BEGIN Available data

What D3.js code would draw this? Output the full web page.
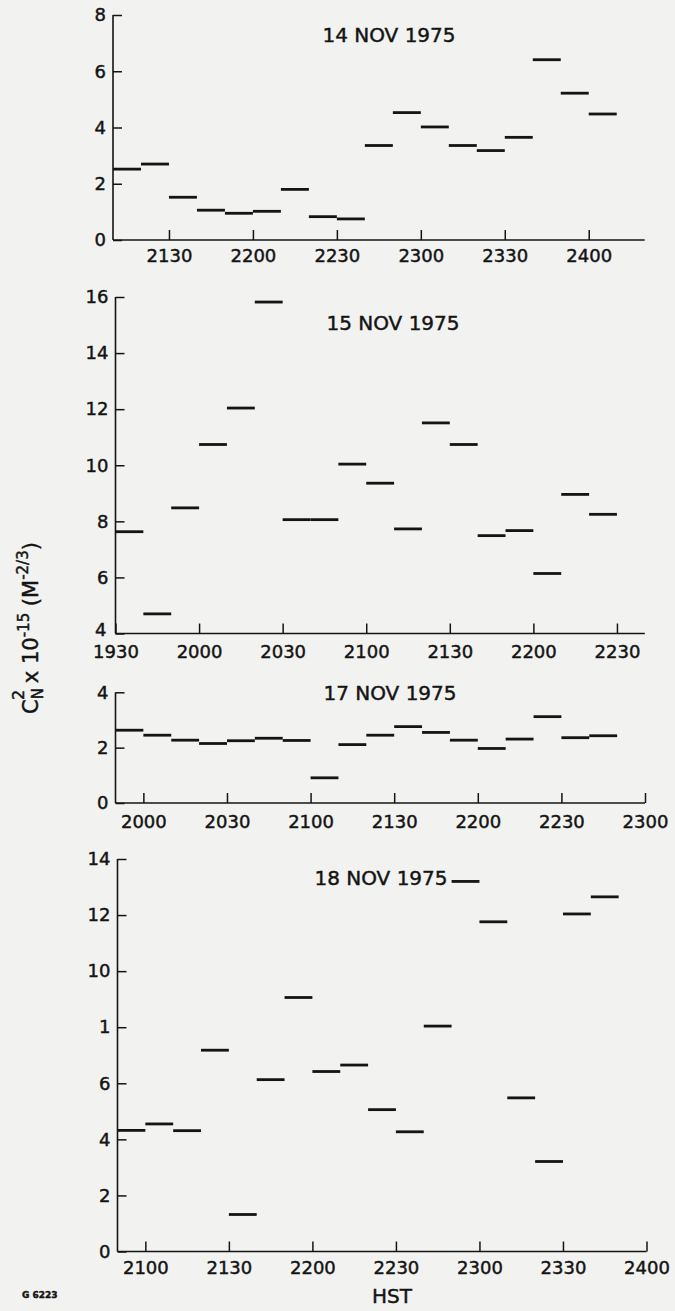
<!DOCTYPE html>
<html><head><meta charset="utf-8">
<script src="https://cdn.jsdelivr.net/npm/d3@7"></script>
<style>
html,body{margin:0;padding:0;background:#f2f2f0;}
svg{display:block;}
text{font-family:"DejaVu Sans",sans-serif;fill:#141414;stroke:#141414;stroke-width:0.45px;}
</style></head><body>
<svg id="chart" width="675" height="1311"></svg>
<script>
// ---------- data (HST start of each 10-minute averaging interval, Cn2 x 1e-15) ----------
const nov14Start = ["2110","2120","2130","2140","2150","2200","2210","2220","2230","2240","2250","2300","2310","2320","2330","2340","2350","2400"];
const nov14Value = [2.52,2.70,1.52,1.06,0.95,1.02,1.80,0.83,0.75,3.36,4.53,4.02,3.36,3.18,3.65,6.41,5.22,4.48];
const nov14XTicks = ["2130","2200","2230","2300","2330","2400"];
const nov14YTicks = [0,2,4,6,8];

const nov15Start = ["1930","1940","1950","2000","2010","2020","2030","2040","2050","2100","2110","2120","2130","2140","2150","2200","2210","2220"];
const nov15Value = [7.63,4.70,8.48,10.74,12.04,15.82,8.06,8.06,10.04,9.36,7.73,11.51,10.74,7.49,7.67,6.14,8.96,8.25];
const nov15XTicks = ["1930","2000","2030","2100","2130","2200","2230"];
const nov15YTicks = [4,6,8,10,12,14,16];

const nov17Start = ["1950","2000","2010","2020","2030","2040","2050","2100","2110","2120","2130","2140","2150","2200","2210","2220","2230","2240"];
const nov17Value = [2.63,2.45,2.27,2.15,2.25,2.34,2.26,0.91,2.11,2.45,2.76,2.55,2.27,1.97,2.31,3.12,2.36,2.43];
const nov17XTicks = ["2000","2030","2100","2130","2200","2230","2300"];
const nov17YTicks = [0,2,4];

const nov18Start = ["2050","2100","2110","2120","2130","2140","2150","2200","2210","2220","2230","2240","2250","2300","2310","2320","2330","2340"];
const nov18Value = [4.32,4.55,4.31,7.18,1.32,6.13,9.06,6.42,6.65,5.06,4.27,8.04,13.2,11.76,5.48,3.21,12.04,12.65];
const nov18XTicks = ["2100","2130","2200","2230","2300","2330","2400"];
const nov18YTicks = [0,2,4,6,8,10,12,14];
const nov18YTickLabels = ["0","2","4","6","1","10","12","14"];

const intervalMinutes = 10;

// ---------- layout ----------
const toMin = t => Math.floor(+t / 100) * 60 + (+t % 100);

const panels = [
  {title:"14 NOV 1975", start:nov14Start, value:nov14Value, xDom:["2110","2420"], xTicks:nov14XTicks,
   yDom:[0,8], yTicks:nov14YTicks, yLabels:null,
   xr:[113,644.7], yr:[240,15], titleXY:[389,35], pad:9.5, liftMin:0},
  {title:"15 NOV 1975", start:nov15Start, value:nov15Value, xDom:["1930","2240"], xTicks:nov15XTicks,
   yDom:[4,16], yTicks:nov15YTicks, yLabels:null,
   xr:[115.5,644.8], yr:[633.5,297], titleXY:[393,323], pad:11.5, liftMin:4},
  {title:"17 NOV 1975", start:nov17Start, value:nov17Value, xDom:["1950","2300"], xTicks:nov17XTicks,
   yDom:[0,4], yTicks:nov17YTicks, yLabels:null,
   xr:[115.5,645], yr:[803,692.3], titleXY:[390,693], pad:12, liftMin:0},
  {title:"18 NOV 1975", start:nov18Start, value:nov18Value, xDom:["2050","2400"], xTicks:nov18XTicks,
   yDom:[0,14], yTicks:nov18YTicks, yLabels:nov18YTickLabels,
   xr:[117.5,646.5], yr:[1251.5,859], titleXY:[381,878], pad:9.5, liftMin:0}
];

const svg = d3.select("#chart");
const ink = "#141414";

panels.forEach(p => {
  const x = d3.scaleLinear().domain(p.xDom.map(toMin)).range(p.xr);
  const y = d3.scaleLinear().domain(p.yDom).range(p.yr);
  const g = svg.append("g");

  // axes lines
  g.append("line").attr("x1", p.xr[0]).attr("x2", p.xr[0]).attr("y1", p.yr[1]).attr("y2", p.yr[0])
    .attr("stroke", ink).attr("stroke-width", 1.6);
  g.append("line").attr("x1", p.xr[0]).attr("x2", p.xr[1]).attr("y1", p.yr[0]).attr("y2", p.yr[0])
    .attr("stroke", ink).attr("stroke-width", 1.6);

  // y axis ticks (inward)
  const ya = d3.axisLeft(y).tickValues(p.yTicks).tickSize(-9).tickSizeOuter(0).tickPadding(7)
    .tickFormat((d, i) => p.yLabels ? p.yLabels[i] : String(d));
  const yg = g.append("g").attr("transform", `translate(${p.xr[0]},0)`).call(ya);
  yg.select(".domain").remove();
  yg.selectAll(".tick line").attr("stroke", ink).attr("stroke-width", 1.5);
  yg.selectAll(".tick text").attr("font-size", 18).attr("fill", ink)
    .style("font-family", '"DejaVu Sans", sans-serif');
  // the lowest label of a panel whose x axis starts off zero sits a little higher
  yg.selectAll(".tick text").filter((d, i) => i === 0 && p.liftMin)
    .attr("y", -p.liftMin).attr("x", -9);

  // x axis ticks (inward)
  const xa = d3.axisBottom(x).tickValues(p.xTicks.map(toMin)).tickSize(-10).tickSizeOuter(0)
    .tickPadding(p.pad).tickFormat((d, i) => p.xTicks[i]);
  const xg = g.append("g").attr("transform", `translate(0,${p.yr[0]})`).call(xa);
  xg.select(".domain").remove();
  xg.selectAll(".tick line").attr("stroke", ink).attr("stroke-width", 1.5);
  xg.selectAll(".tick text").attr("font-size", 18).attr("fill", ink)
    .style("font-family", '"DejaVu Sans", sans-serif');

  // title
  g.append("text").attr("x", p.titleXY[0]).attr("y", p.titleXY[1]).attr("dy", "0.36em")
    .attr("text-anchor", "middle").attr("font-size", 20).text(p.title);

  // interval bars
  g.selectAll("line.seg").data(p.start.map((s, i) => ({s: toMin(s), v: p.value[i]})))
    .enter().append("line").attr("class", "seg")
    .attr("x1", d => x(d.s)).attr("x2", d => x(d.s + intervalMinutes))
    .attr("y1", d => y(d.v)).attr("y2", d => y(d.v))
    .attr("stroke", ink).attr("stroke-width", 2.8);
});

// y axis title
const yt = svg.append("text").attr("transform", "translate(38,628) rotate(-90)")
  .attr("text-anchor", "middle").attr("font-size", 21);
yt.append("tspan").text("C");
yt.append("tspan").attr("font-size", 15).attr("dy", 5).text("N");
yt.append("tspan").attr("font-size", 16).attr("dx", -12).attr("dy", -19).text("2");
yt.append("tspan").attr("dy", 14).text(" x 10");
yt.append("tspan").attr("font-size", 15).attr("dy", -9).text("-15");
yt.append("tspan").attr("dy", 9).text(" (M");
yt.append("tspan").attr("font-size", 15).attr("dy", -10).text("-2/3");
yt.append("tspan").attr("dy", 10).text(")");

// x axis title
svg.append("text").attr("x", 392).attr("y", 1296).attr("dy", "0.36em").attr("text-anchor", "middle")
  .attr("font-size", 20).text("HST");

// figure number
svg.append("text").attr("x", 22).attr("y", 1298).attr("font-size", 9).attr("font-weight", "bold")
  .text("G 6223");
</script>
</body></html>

END Available data

Required task
Print out the material word for word, omitting the pictures.

Result
What D3.js code would draw this? Output the full web page.
<!DOCTYPE html>
<html><head><meta charset="utf-8">
<script src="https://cdn.jsdelivr.net/npm/d3@7"></script>
<style>
html,body{margin:0;padding:0;background:#f2f2f0;}
svg{display:block;}
text{font-family:"DejaVu Sans",sans-serif;fill:#141414;stroke:#141414;stroke-width:0.45px;}
</style></head><body>
<svg id="chart" width="675" height="1311"></svg>
<script>
// ---------- data (HST start of each 10-minute averaging interval, Cn2 x 1e-15) ----------
const nov14Start = ["2110","2120","2130","2140","2150","2200","2210","2220","2230","2240","2250","2300","2310","2320","2330","2340","2350","2400"];
const nov14Value = [2.52,2.70,1.52,1.06,0.95,1.02,1.80,0.83,0.75,3.36,4.53,4.02,3.36,3.18,3.65,6.41,5.22,4.48];
const nov14XTicks = ["2130","2200","2230","2300","2330","2400"];
const nov14YTicks = [0,2,4,6,8];

const nov15Start = ["1930","1940","1950","2000","2010","2020","2030","2040","2050","2100","2110","2120","2130","2140","2150","2200","2210","2220"];
const nov15Value = [7.63,4.70,8.48,10.74,12.04,15.82,8.06,8.06,10.04,9.36,7.73,11.51,10.74,7.49,7.67,6.14,8.96,8.25];
const nov15XTicks = ["1930","2000","2030","2100","2130","2200","2230"];
const nov15YTicks = [4,6,8,10,12,14,16];

const nov17Start = ["1950","2000","2010","2020","2030","2040","2050","2100","2110","2120","2130","2140","2150","2200","2210","2220","2230","2240"];
const nov17Value = [2.63,2.45,2.27,2.15,2.25,2.34,2.26,0.91,2.11,2.45,2.76,2.55,2.27,1.97,2.31,3.12,2.36,2.43];
const nov17XTicks = ["2000","2030","2100","2130","2200","2230","2300"];
const nov17YTicks = [0,2,4];

const nov18Start = ["2050","2100","2110","2120","2130","2140","2150","2200","2210","2220","2230","2240","2250","2300","2310","2320","2330","2340"];
const nov18Value = [4.32,4.55,4.31,7.18,1.32,6.13,9.06,6.42,6.65,5.06,4.27,8.04,13.2,11.76,5.48,3.21,12.04,12.65];
const nov18XTicks = ["2100","2130","2200","2230","2300","2330","2400"];
const nov18YTicks = [0,2,4,6,8,10,12,14];
const nov18YTickLabels = ["0","2","4","6","1","10","12","14"];

const intervalMinutes = 10;

// ---------- layout ----------
const toMin = t => Math.floor(+t / 100) * 60 + (+t % 100);

const panels = [
  {title:"14 NOV 1975", start:nov14Start, value:nov14Value, xDom:["2110","2420"], xTicks:nov14XTicks,
   yDom:[0,8], yTicks:nov14YTicks, yLabels:null,
   xr:[113,644.7], yr:[240,15], titleXY:[389,35], pad:9.5, liftMin:0},
  {title:"15 NOV 1975", start:nov15Start, value:nov15Value, xDom:["1930","2240"], xTicks:nov15XTicks,
   yDom:[4,16], yTicks:nov15YTicks, yLabels:null,
   xr:[115.5,644.8], yr:[633.5,297], titleXY:[393,323], pad:11.5, liftMin:4},
  {title:"17 NOV 1975", start:nov17Start, value:nov17Value, xDom:["1950","2300"], xTicks:nov17XTicks,
   yDom:[0,4], yTicks:nov17YTicks, yLabels:null,
   xr:[115.5,645], yr:[803,692.3], titleXY:[390,693], pad:12, liftMin:0},
  {title:"18 NOV 1975", start:nov18Start, value:nov18Value, xDom:["2050","2400"], xTicks:nov18XTicks,
   yDom:[0,14], yTicks:nov18YTicks, yLabels:nov18YTickLabels,
   xr:[117.5,646.5], yr:[1251.5,859], titleXY:[381,878], pad:9.5, liftMin:0}
];

const svg = d3.select("#chart");
const ink = "#141414";

panels.forEach(p => {
  const x = d3.scaleLinear().domain(p.xDom.map(toMin)).range(p.xr);
  const y = d3.scaleLinear().domain(p.yDom).range(p.yr);
  const g = svg.append("g");

  // axes lines
  g.append("line").attr("x1", p.xr[0]).attr("x2", p.xr[0]).attr("y1", p.yr[1]).attr("y2", p.yr[0])
    .attr("stroke", ink).attr("stroke-width", 1.6);
  g.append("line").attr("x1", p.xr[0]).attr("x2", p.xr[1]).attr("y1", p.yr[0]).attr("y2", p.yr[0])
    .attr("stroke", ink).attr("stroke-width", 1.6);

  // y axis ticks (inward)
  const ya = d3.axisLeft(y).tickValues(p.yTicks).tickSize(-9).tickSizeOuter(0).tickPadding(7)
    .tickFormat((d, i) => p.yLabels ? p.yLabels[i] : String(d));
  const yg = g.append("g").attr("transform", `translate(${p.xr[0]},0)`).call(ya);
  yg.select(".domain").remove();
  yg.selectAll(".tick line").attr("stroke", ink).attr("stroke-width", 1.5);
  yg.selectAll(".tick text").attr("font-size", 18).attr("fill", ink)
    .style("font-family", '"DejaVu Sans", sans-serif');
  // the lowest label of a panel whose x axis starts off zero sits a little higher
  yg.selectAll(".tick text").filter((d, i) => i === 0 && p.liftMin)
    .attr("y", -p.liftMin).attr("x", -9);

  // x axis ticks (inward)
  const xa = d3.axisBottom(x).tickValues(p.xTicks.map(toMin)).tickSize(-10).tickSizeOuter(0)
    .tickPadding(p.pad).tickFormat((d, i) => p.xTicks[i]);
  const xg = g.append("g").attr("transform", `translate(0,${p.yr[0]})`).call(xa);
  xg.select(".domain").remove();
  xg.selectAll(".tick line").attr("stroke", ink).attr("stroke-width", 1.5);
  xg.selectAll(".tick text").attr("font-size", 18).attr("fill", ink)
    .style("font-family", '"DejaVu Sans", sans-serif');

  // title
  g.append("text").attr("x", p.titleXY[0]).attr("y", p.titleXY[1]).attr("dy", "0.36em")
    .attr("text-anchor", "middle").attr("font-size", 20).text(p.title);

  // interval bars
  g.selectAll("line.seg").data(p.start.map((s, i) => ({s: toMin(s), v: p.value[i]})))
    .enter().append("line").attr("class", "seg")
    .attr("x1", d => x(d.s)).attr("x2", d => x(d.s + intervalMinutes))
    .attr("y1", d => y(d.v)).attr("y2", d => y(d.v))
    .attr("stroke", ink).attr("stroke-width", 2.8);
});

// y axis title
const yt = svg.append("text").attr("transform", "translate(38,628) rotate(-90)")
  .attr("text-anchor", "middle").attr("font-size", 21);
yt.append("tspan").text("C");
yt.append("tspan").attr("font-size", 15).attr("dy", 5).text("N");
yt.append("tspan").attr("font-size", 16).attr("dx", -12).attr("dy", -19).text("2");
yt.append("tspan").attr("dy", 14).text(" x 10");
yt.append("tspan").attr("font-size", 15).attr("dy", -9).text("-15");
yt.append("tspan").attr("dy", 9).text(" (M");
yt.append("tspan").attr("font-size", 15).attr("dy", -10).text("-2/3");
yt.append("tspan").attr("dy", 10).text(")");

// x axis title
svg.append("text").attr("x", 392).attr("y", 1296).attr("dy", "0.36em").attr("text-anchor", "middle")
  .attr("font-size", 20).text("HST");

// figure number
svg.append("text").attr("x", 22).attr("y", 1298).attr("font-size", 9).attr("font-weight", "bold")
  .text("G 6223");
</script>
</body></html>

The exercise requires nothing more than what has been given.